In the last couple of years Bird has released an album of Handsome Family covers, recorded new ambient works for an installation at Boston’s Institute of Contemporary Arts (Echolocations: Canyon) and put out Hands Of Glory – an eight track companion piece to 2012’s wonderful Break It Yourself. It’s been a busy old time, but it still feels awhile since we’ve really heard anything new – proper!, and tonight at the Philharmonie de Paris, Bird – assisted by a drummer as well as his usual bassist – introduces us to two brand new songs taken from an as-yet-untitled forthcoming album.
‘Truth Lies Low’ is typically oblique on a first listen, showing you enough to tantalise you, but letting you also know it’ll be a labyrinthine chase before you finally get to curl up with the song. The second new track – which may or may not be called ‘St Preservus’ – is uncharacteristically direct, an astonishingly bold power ballad that circumnavigates the pitfalls lesser mortals such as Coldplay so easily tread haplessly into. To even mention the increasingly artless Coldplay in the same breath as Bird feels insulting, and yet there’s something about this song that connects so readily that you begin to wonder if it might even provide a hit. Yes, I’m talking about the charts. Or maybe it’s just the 30-degree heat punishing my brain cells.

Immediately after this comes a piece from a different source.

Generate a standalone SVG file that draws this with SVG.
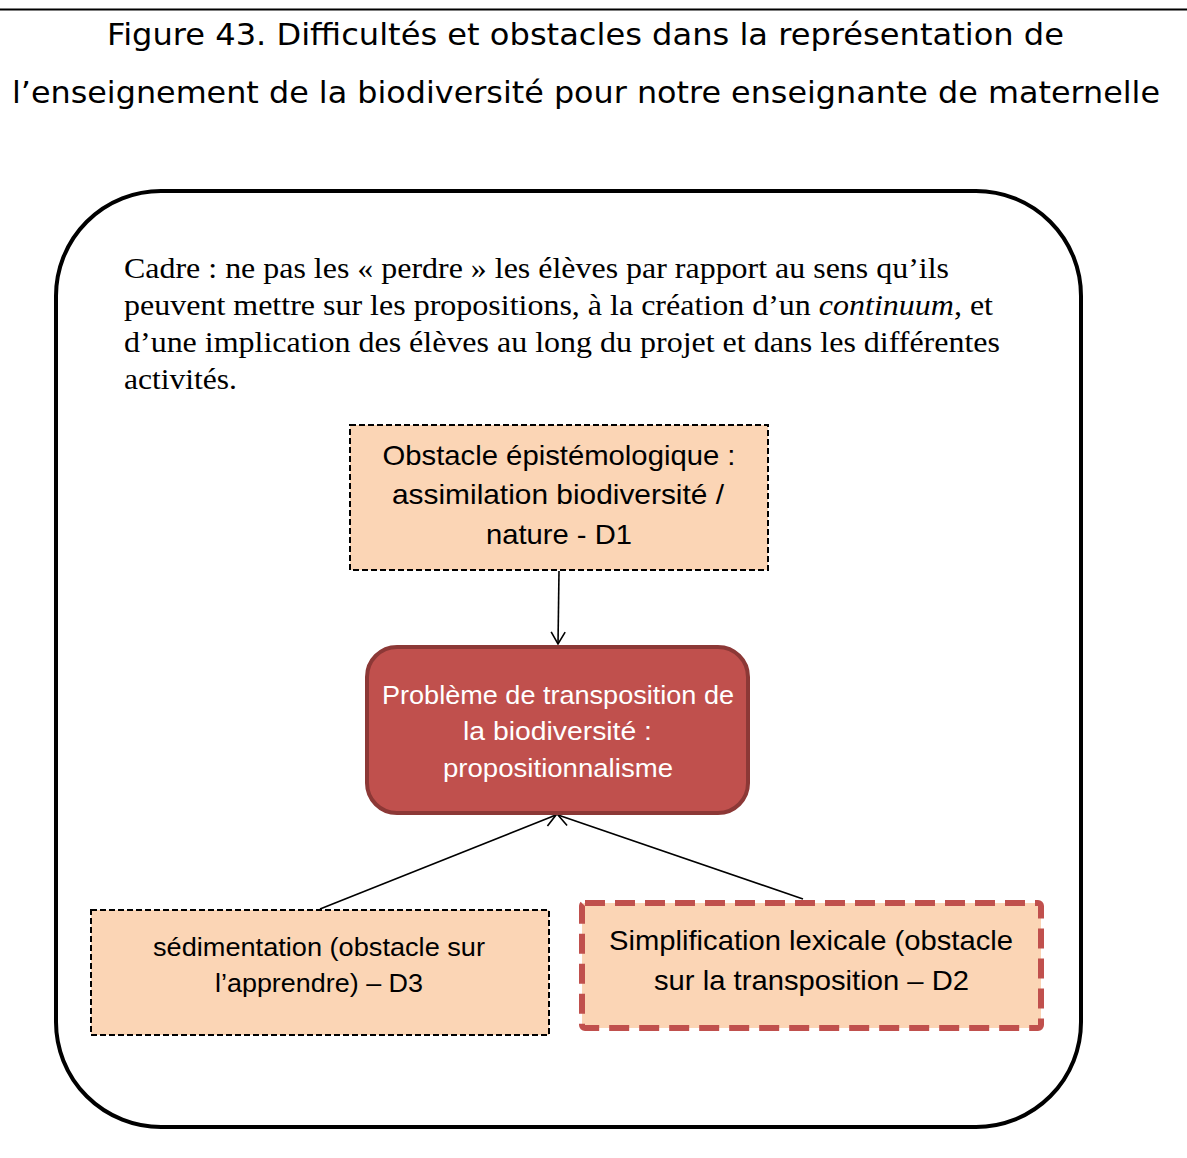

A rollicking version of ‘A Nervous Tic Motion Of The Head To The Left’ brings the biggest applause of the evening, sounding remarkably fresh rendered in such punishing fashion. ‘Lusitania’ loses none of its gorgeousness without Annie Clark to duet with, and ‘Danse Caribe’ is as whimsical and life-affirming as ever, with his singing bassist and singing drummer pitch perfect with their harmonies, to the point where it’s almost too immaculate. This mini-tour of Europe may be a pit stop between promotional tours, but it’s clear Bird and the Parisian audience have something of a rapport going on. "Paris was the first place in Europe where people were really getting it a long time ago," he says gratefully towards the conclusion, "so I haven’t forgotten you for that." It’s unlikely les gens at the Philharmonie will be forgetting this show in a hurry either, even if it feels like a warm up for greater things to come.